Pero la palabra no ejercía ya ninguna fascinación sobre los romanos, que la acogieron con amenazadores murmullos. Los conjurados se retiraron, atrincherándose en el Capitolio y poniendo de guardia a sus esclavos armados; luego mandaron un mensaje a Marco Antonio para que acudiese a sacarles de apuros.



El «fidelísimo» fue al día siguiente, cuando Bruto y Casio hablan pronunciado ya, inútilmente, un segundo discurso para calmar a la muchedumbre, cada vez más amenazadora. Marco Antonio lo consiguió como pudo, con un hábil discurso, en el que pidió el mantenimiento del orden prometiendo a cambio el castigo de los culpables.



 Luego fue a ver a Calpurnia, anonadada por el dolor, y se hizo entregar, sellado en un sobre, el testamento de César. Lo entregó a las vestales, como era de uso en Roma, sin abrirlo, tan seguro estaba de ser designado en él como heredero; mandó llamar en secreto a las tropas acampadas fuera de la ciudad y, de vuelta en el Senado, pronunció una alocución de cesáreo equilibrio que era ya un programa de gobierno y tendía a menguar la tirantez.



Aprobó la propuesta de amnistía general presentada por Cicerón, a condición de que el Senado ratifícase todos los proyectos dejados en suspenso por César. Prometió a Casio y a Bruto una gobernación que les permitiese alejarse de Roma y les retuvo aquella noche a cenar consigo.



El día 18, fue encargado de pronunciar el elogio de César en ocasión de su funeral, que fue lo más solemne que jamás se había visto en Roma.



La comunidad israelita, agradecida a César por el amistoso trato que había recibido de él, seguía al féretro mezclada con los veteranos y cantando sus antiguos y solemnes himnos. Los soldados echaron las armas sobre la pira, y los actores y gladiadores sus ropas. Toda la noche, la entera ciudadanía permaneció reunida en torno al féretro.

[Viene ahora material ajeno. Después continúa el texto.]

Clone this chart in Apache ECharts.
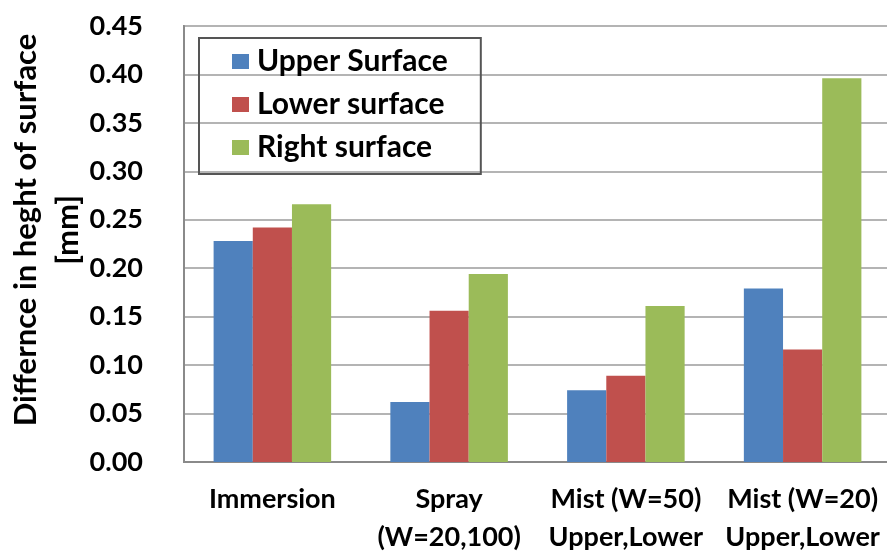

Al día siguiente Antonio se hizo entregar el testamento por las vestales, abriólo solemnemente entre los altos cargos del Estado y le dio pública lectura. De su fortuna privada. que ascendía a cerca de cien millones de sestercios, César dejaba algo a todo ciudadano romano, y al municipio le donaba sus maravillosos jardines para parque público. El resto debía ser repartido entre sus tres sobrinos, uno de los cuales, Cayo Octavio, quedaba adoptado como hijo y designado sucesor.



El «fidelísimo», que cuarenta y ocho horas después del asesinato de su jefe había invitado a cenar a los asesinos, quedaba recompensado de su extraña fidelidad.